The study reports the presence of “various inorganic and organic pollutants related to human activity, among which are different heavy metals, and even microplastics”.
Due to climate change, “it is expected that we will have more high-energy events, either in precipitation or in storms, which will cause more intense erosive phenomena”.
“In Portugal, several areas are under pressure, which means this problem will inevitably become more acute.
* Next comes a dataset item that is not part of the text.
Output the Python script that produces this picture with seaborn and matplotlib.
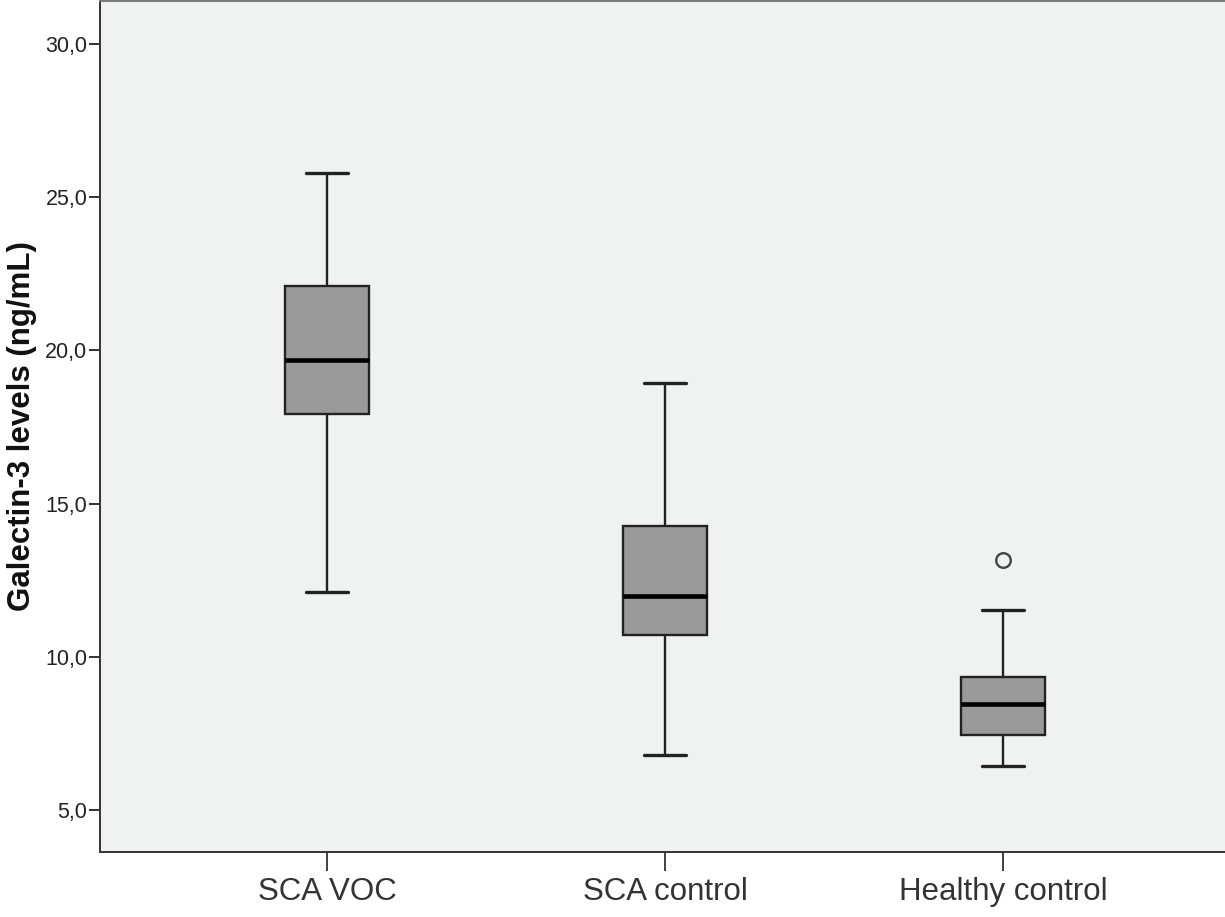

We have always had pollution, but with the changing climate and with the energy levels of these extreme events, phenomena that would be of little intensity may cause serious negative consequences and serious imbalances in coastal systems,” the FCTUC researcher continues.
Besides UC, “OnOff” involved the University of Lisbon, the University of Algarve, the Hydrographic Institute and the Portuguese Environment Agency, besides the University of Aachen (Germany) and the United States Geological Survey.
Called “Contemporary pollution of surface sediments from the Algarve shelf, Portugal”, the project, which began in 2018, “essentially aims to fully reconstruct extreme events, such as tsunamis and storms, and their impacts on the Portuguese coast, based on geological evidence”.
“In other words, it seeks to get information from the underwater seabed to carry out the reconstruction of extreme events, whether of tsunamis, storms or floods, and also of more recent phenomena, such as pollution,” explains Costa.
To do this, scientists carried out “a series of sea campaigns”, with underwater soundings, along the Algarve coast, collecting water samples, sediments and geophysical data between 500 and 30 metres deep.
“This is the innovative aspect of the project because it shows a different archive that was not normally paid attention to and allowed for a detailed reconstruction of the evolution of this region.
“The information obtained at sea is combined with data obtained on land, in lagoon and estuary areas of the Algarve”, says Costa.
“OnOff” can (and presumably hopes to) support “government authorities with useful data for planning, organisation and operationalisation”, he added.
The project is funded by the Foundation for Science and Technology (FCT), the European Union and the Foundation for Research Support of the State of Rio de Janeiro, Brazil.